Unfortunately, our understanding of black holes remains incomplete, because the theory of general relativity -- which is used to describe the laws of nature at the scale of stars and galaxies -- is not currently compatible with quantum mechanics, our best theory of how the Universe operates on very small scales. Since black holes, by definition, have a huge mass compressed into a tiny space, reconciling these wildly successful but thus far conflicting theories is necessary to understand them.
One possible approach for solving this conundrum is called string theory, which holds that all matter is made of very tiny vibrating strings. One version of this theory predicts a correspondence between the laws of physics we perceive in our familiar four dimensions (three dimensions of space plus time) and strings in a space with an extra dimension. This is sometimes called a "holographic duality," because it is reminiscent of a two-dimensional holographic plate that holds all the information of a 3D-object.

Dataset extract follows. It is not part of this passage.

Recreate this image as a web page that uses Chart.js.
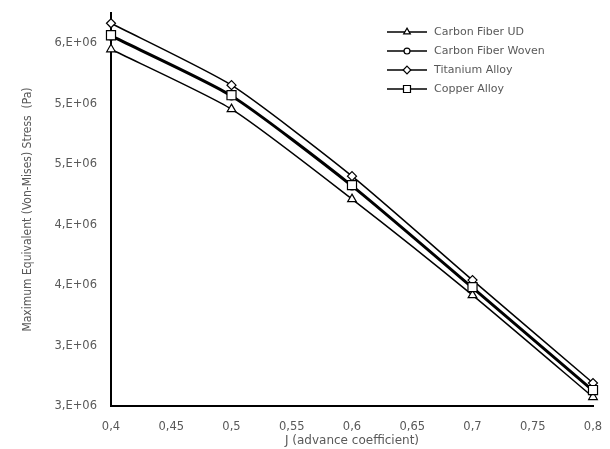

In the newly published research, the authors, Koji Hashimoto (Osaka University), Keiju Murata (Nihon University) and Shunichiro Kinoshita (Chuo University) apply this concept to show how the surface of a sphere, which has two dimensions, can be used in a tabletop experiment to model a black hole in three dimensions. In this setup, light emanating from a source at one point of the sphere is measured at another, which should show the black hole if the spherical material allows holography.
"The holographic image of a simulated black hole, if observed by this tabletop experiment, may serve as an entrance to the world of quantum gravity" says the author Hashimoto. The researchers also calculated the radius of the Einstein ring that would be observed if this theory is correct.
"Our hope is that this project shows the way forward towards a better understanding of how our Universe truly operates on a fundamental level," says the author Keiju Murata.